While working on finishing up All-Night Yahtzee’s newest album (which I arranged, taught, recorded, and edited the vast majority of), we realized we were running short on funds to get the final CD replicated. To get the last $1,000 we needed, I suggested launching a Kickstarter project. I figured Kickstarter would be a great way to connect with Yahtzee’s existing fan base, and with all the different donation levels we could set there would be an incentive for everyone to support it, no matter how large or small the pledge.
I started by doing a lot of research on other Kickstarter projects, both successful and otherwise. What I found was the most successful ones featured a video with high production values— good lighting, rich visuals, concise writing, and dozens of shots carefully edited into a cohesive whole. After a few meetings with the current members (this CD is left over from my final year in the group), I set out to create the video.
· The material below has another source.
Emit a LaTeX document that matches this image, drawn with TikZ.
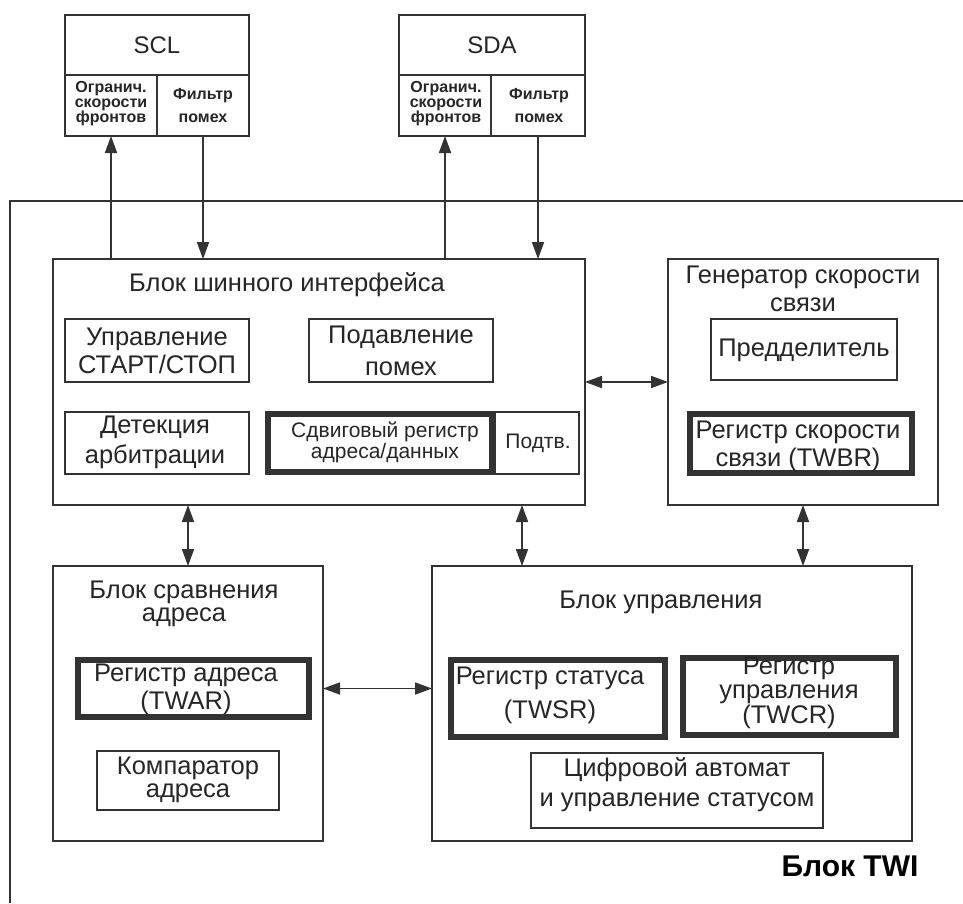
\documentclass[tikz,border=0pt]{standalone}
\usepackage{fontspec}
\setmainfont{Liberation Sans}
\usetikzlibrary{arrows.meta,calc}
\definecolor{lc}{HTML}{333333}
\begin{document}
\begin{tikzpicture}[x=1pt,y=-1pt,
  box/.style={draw=lc, line width=1.8pt, inner sep=0pt, outer sep=0pt, rectangle},
  tbox/.style={box, line width=6pt},
  txt/.style={font=\fontsize{25.5}{28}\selectfont, align=center, inner sep=0pt, text=black!85},
  small/.style={font=\fontsize{16}{15}\selectfont\bfseries, align=center, inner sep=0pt, text=black!85},
  arr/.style={draw=lc, line width=1.8pt, -{Triangle[length=17pt,width=12pt]}},
  darr/.style={draw=lc, line width=1.8pt, {Triangle[length=17pt,width=12pt]}-{Triangle[length=17pt,width=12pt]}}]
\useasboundingbox[fill=white] (0,0) rectangle (963,903);

% outer TWI frame (open on right and bottom)
\draw[lc, line width=1.8pt] (10,903) -- (10,201) -- (963,201);

% SCL
\node[box, minimum width=184pt, minimum height=60pt] (sclt) at (157,45) {};
\node[box, minimum width=92pt, minimum height=61pt] (scla) at (111,105.5) {};
\node[box, minimum width=92pt, minimum height=61pt] (sclb) at (203,105.5) {};
\node[txt, font=\fontsize{24}{28}\selectfont] (sclx) at (157,45) {SCL};
\node[small] (sclax) at (111,104) {Огранич.\\скорости\\фронтов};
\node[small, font=\fontsize{16}{23}\selectfont\bfseries] (sclbx) at (203,106) {Фильтр\\помех};

% SDA
\node[box, minimum width=186pt, minimum height=60pt] (sdat) at (492,45) {};
\node[box, minimum width=92pt, minimum height=61pt] (sdaa) at (445,105.5) {};
\node[box, minimum width=94pt, minimum height=61pt] (sdab) at (538,105.5) {};
\node[txt, font=\fontsize{24}{28}\selectfont] (sdax) at (492,45) {SDA};
\node[small] (sdaax) at (446,104) {Огранич.\\скорости\\фронтов};
\node[small, font=\fontsize{16}{23}\selectfont\bfseries] (sdabx) at (539,106) {Фильтр\\помех};

% Bus interface block
\node[box, minimum width=532pt, minimum height=246pt] (bus) at (319,382) {};
\node[txt] (bust) at (287,285) {Блок шинного интерфейса};
\node[box, minimum width=184pt, minimum height=63pt] (ss) at (157,350.5) {};
\node[txt] (sst) at (157,351) {Управление\\СТАРТ/СТОП};
\node[box, minimum width=184pt, minimum height=63pt] (ns) at (401,350.5) {};
\node[txt, font=\fontsize{25.5}{32}\selectfont] (nst) at (401,351) {Подавление\\помех};
\node[box, minimum width=184pt, minimum height=62pt] (arb) at (157,443) {};
\node[txt, font=\fontsize{25.5}{30}\selectfont] (arbt) at (155,442) {Детекция\\арбитрации};
\node[box, minimum width=84pt, minimum height=62pt] (ack) at (537,443) {};
\node[txt, font=\fontsize{21}{24}\selectfont] (ackt) at (538,443) {Подтв.};
\node[tbox, minimum width=224pt, minimum height=58pt] (shr) at (380,443) {};
\node[txt, font=\fontsize{21}{19}\selectfont] (shrt) at (385,442.5) {Сдвиговый регистр\\адреса/данных};

% Bit rate generator
\node[box, minimum width=270pt, minimum height=246pt] (gen) at (803,382) {};
\node[txt] (gent) at (803,289) {Генератор скорости\\связи};
\node[box, minimum width=186pt, minimum height=61pt] (pre) at (804,349.5) {};
\node[txt] (pret) at (804,350) {Предделитель};
\node[tbox, minimum width=222pt, minimum height=59pt] (twbr) at (801,443.5) {};
\node[txt] (twbrt) at (798,446) {Регистр скорости\\связи (TWBR)};

% Address match unit
\node[box, minimum width=270pt, minimum height=275pt] (addr) at (188,703.5) {};
\node[txt, font=\fontsize{25.5}{23}\selectfont] (addrt) at (184,603.5) {Блок сравнения\\адреса};
\node[tbox, minimum width=231pt, minimum height=57pt] (twar) at (193.5,688.5) {};
\node[txt] (twart) at (186,689) {Регистр адреса\\(TWAR)};
\node[box, minimum width=182pt, minimum height=59pt] (cmp) at (188,780.5) {};
\node[txt, font=\fontsize{25.5}{23}\selectfont] (cmpt) at (188,779.5) {Компаратор\\адреса};

% Control unit
\node[box, minimum width=480pt, minimum height=275pt] (ctrl) at (672,703.5) {};
\node[txt] (ctrlt) at (661,602) {Блок управления};
\node[tbox, minimum width=214pt, minimum height=77pt] (twsr) at (558,698.5) {};
\node[txt, font=\fontsize{25.5}{34}\selectfont] (twsrt) at (550,695) {Регистр статуса\\(TWSR)};
\node[tbox, minimum width=213pt, minimum height=77pt] (twcr) at (789.5,696.5) {};
\node[txt, font=\fontsize{25.5}{24.5}\selectfont] (twcrt) at (789,692.5) {Регистр\\управления\\(TWCR)};
\node[box, minimum width=292pt, minimum height=75pt] (fsm) at (677,790.5) {};
\node[txt, font=\fontsize{25.5}{30}\selectfont] (fsmt) at (677,785) {Цифровой автомат\\и управление статусом};

\node[txt, font=\fontsize{30}{32}\selectfont\bfseries, text=black] (twi) at (850,866) {Блок TWI};

% connectors
\draw[arr] (scla.south |- bus.north) -- (scla.south);
\draw[arr] (sclb.south) -- (sclb.south |- bus.north);
\draw[arr] (sdaa.south |- bus.north) -- (sdaa.south);
\draw[arr] (sdab.south) -- (sdab.south |- bus.north);
\draw[darr] (bus.east) -- (gen.west);
\draw[darr] (bus.south -| addr.north) -- (addr.north);
\coordinate (bc) at ($(bus.south east)+(-63,0)$);
\draw[darr] (bc) -- (bc |- ctrl.north);
\draw[darr] (gen.south) -- (gen.south |- ctrl.north);
\draw[darr] (addr.east |- twar.center) -- (ctrl.west |- twar.center);
\end{tikzpicture}
\end{document}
There were a few priorities to keep in mind when writing the script. To give a sense of history (and also to introduce the group to viewers unfamiliar with us) I wrote a short introduction to what Yahtzee is and how we got to where we are today. Humanizing the group was important as well; I figured people would be more likely to donate if they knew how passionate we all are about the music we make, so I included space in the script for several people to speak off-the-cuff about what it meant to them to be in Yahtzee. Finally was the sequencing of topics to create a narrative arc in the video. The trick there was to get viewers emotionally invested in the project and the people before bringing up the topic of donations.
After completing the first draft I realized we had a lot to say, and I didn’t want viewers to get bored and stop watching halfway through. My solution to keep things fresh was to appeal to the ADHD nature of our generation and break the script up into chunks of a few sentences, each read by a different group member.
Structuring the video this way had a couple of benefits— first and foremost, having as many different members in the video as possible would further humanize the project as a group of friends trying to release a CD rather than just some faceless, anonymous group asking for money. To keep the background interesting, I selected some of the most iconic parts of Florida State’s campus to serve as backdrops. Yahtzee is, after all, a collegiate group, so I wanted to use the opportunity to showcase our campus to the world.
Lucky for us, Florida State has plenty of locations to choose from. Bobby Bowden Field at Doak Campbell Stadium is just about the most visually detailed place on campus, and I ended up shooting four people there. My favorite shot was of Daniel inside the stadium– it was my first time walking on the field, and looking up at the stands was a goosebump-inspiring experience. Even the seemingly bland backdrops in the video (Caitlin and Chelsey), though dictated by the limits of the speakers’ schedules, had meaning: both are in the Kuersteiner Music Building, and both are places Yahtzee frequently gathers to rehearse.
Whereas some of the best videos on Kickstarter used professional cameras and extensive lighting equipment, I was working on a shoestring budget– I used a Canon T2i mid-range DSLR, and because my ‘lighting’ equipment consisted of the white box my laptop came in to bounce some light and avoid hard shadows, I shot outdoors in the sunlight as much as possible.
Since it would be boring to simply cut between shots (and wouldn’t impart any of each speaker’s personality), I took a few photos and some candid video of each person to provide a nice transition between shots.
The video was edited together in Final Cut Pro X. It was my first experience with the program (and really, working with video at all), but after some experimentation I knew enough where I could edit together our (comparatively simple) video. The video took a few days of editing to complete, and the Kickstarter project was fully funded in just four hours before finishing up at 290% funded.
With the benefit of hindsight there are a few things I’d change if I did this project again. First and foremost I should have bought an external microphone with a wind screen, ’cause all the wind noise in the final product drives me batty– and that’s AFTER running it through noise reduction in Final Cut. The hard shadows in some of the shots are unfortunate too. Next time I’ll at least spring for a large piece of white posterboard!
Overall I’m really proud of the final product, and I’m glad I was able to help the group get over the top and release the CD. It was a fun project and a great learning experience, one I hope to keep building on in the future.